◆ Recorded information:
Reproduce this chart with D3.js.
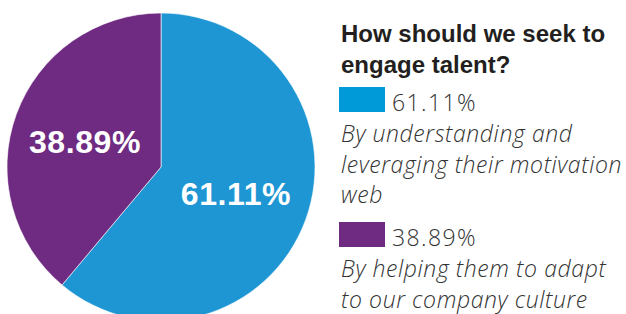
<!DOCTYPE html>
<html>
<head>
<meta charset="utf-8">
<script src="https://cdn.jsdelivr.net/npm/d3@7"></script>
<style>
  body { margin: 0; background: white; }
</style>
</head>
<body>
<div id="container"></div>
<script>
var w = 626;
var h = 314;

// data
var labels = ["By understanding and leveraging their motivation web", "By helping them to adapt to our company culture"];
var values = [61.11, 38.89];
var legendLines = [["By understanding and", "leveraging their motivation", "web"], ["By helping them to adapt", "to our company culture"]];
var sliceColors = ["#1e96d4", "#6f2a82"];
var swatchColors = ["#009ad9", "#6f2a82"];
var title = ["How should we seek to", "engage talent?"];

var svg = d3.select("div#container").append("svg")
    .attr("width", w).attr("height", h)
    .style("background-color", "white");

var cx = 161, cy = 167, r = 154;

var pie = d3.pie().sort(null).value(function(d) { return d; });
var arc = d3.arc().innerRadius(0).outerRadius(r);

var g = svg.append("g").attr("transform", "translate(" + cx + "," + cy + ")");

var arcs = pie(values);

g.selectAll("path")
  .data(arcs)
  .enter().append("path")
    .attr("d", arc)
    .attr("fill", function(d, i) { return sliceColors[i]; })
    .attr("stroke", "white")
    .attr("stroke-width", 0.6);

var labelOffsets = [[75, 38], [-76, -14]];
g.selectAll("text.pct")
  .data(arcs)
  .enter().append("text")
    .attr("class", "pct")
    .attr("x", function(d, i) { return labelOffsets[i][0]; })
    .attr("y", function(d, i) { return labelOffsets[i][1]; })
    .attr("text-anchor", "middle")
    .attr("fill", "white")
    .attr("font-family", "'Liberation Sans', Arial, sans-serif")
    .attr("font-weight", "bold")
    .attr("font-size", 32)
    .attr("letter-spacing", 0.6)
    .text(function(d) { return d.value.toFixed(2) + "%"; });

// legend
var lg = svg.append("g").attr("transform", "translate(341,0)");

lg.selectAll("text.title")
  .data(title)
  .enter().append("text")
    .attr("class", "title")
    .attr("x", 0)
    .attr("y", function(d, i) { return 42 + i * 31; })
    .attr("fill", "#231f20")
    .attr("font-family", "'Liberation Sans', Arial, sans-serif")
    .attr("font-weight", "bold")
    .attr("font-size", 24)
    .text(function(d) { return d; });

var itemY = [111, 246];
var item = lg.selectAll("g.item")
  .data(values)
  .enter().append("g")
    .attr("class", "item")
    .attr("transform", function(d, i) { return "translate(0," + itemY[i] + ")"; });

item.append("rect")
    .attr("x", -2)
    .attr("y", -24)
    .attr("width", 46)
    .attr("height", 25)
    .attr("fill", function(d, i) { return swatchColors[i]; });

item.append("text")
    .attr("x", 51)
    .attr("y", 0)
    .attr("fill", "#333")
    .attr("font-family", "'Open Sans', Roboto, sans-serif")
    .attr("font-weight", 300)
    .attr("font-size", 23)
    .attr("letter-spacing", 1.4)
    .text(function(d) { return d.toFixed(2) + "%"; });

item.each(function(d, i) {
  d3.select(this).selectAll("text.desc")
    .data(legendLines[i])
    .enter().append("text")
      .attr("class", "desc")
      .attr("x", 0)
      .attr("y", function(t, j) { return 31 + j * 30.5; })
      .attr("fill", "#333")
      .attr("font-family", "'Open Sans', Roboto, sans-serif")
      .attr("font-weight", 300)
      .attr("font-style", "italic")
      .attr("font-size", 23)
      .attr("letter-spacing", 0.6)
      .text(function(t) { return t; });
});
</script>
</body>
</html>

◆ Instructions to follow:
Give back every line exactly as it stands, pictures excluded.

◆ Completed exercise:
Reproduce this chart with D3.js.
<!DOCTYPE html>
<html>
<head>
<meta charset="utf-8">
<script src="https://cdn.jsdelivr.net/npm/d3@7"></script>
<style>
  body { margin: 0; background: white; }
</style>
</head>
<body>
<div id="container"></div>
<script>
var w = 626;
var h = 314;

// data
var labels = ["By understanding and leveraging their motivation web", "By helping them to adapt to our company culture"];
var values = [61.11, 38.89];
var legendLines = [["By understanding and", "leveraging their motivation", "web"], ["By helping them to adapt", "to our company culture"]];
var sliceColors = ["#1e96d4", "#6f2a82"];
var swatchColors = ["#009ad9", "#6f2a82"];
var title = ["How should we seek to", "engage talent?"];

var svg = d3.select("div#container").append("svg")
    .attr("width", w).attr("height", h)
    .style("background-color", "white");

var cx = 161, cy = 167, r = 154;

var pie = d3.pie().sort(null).value(function(d) { return d; });
var arc = d3.arc().innerRadius(0).outerRadius(r);

var g = svg.append("g").attr("transform", "translate(" + cx + "," + cy + ")");

var arcs = pie(values);

g.selectAll("path")
  .data(arcs)
  .enter().append("path")
    .attr("d", arc)
    .attr("fill", function(d, i) { return sliceColors[i]; })
    .attr("stroke", "white")
    .attr("stroke-width", 0.6);

var labelOffsets = [[75, 38], [-76, -14]];
g.selectAll("text.pct")
  .data(arcs)
  .enter().append("text")
    .attr("class", "pct")
    .attr("x", function(d, i) { return labelOffsets[i][0]; })
    .attr("y", function(d, i) { return labelOffsets[i][1]; })
    .attr("text-anchor", "middle")
    .attr("fill", "white")
    .attr("font-family", "'Liberation Sans', Arial, sans-serif")
    .attr("font-weight", "bold")
    .attr("font-size", 32)
    .attr("letter-spacing", 0.6)
    .text(function(d) { return d.value.toFixed(2) + "%"; });

// legend
var lg = svg.append("g").attr("transform", "translate(341,0)");

lg.selectAll("text.title")
  .data(title)
  .enter().append("text")
    .attr("class", "title")
    .attr("x", 0)
    .attr("y", function(d, i) { return 42 + i * 31; })
    .attr("fill", "#231f20")
    .attr("font-family", "'Liberation Sans', Arial, sans-serif")
    .attr("font-weight", "bold")
    .attr("font-size", 24)
    .text(function(d) { return d; });

var itemY = [111, 246];
var item = lg.selectAll("g.item")
  .data(values)
  .enter().append("g")
    .attr("class", "item")
    .attr("transform", function(d, i) { return "translate(0," + itemY[i] + ")"; });

item.append("rect")
    .attr("x", -2)
    .attr("y", -24)
    .attr("width", 46)
    .attr("height", 25)
    .attr("fill", function(d, i) { return swatchColors[i]; });

item.append("text")
    .attr("x", 51)
    .attr("y", 0)
    .attr("fill", "#333")
    .attr("font-family", "'Open Sans', Roboto, sans-serif")
    .attr("font-weight", 300)
    .attr("font-size", 23)
    .attr("letter-spacing", 1.4)
    .text(function(d) { return d.toFixed(2) + "%"; });

item.each(function(d, i) {
  d3.select(this).selectAll("text.desc")
    .data(legendLines[i])
    .enter().append("text")
      .attr("class", "desc")
      .attr("x", 0)
      .attr("y", function(t, j) { return 31 + j * 30.5; })
      .attr("fill", "#333")
      .attr("font-family", "'Open Sans', Roboto, sans-serif")
      .attr("font-weight", 300)
      .attr("font-style", "italic")
      .attr("font-size", 23)
      .attr("letter-spacing", 0.6)
      .text(function(t) { return t; });
});
</script>
</body>
</html>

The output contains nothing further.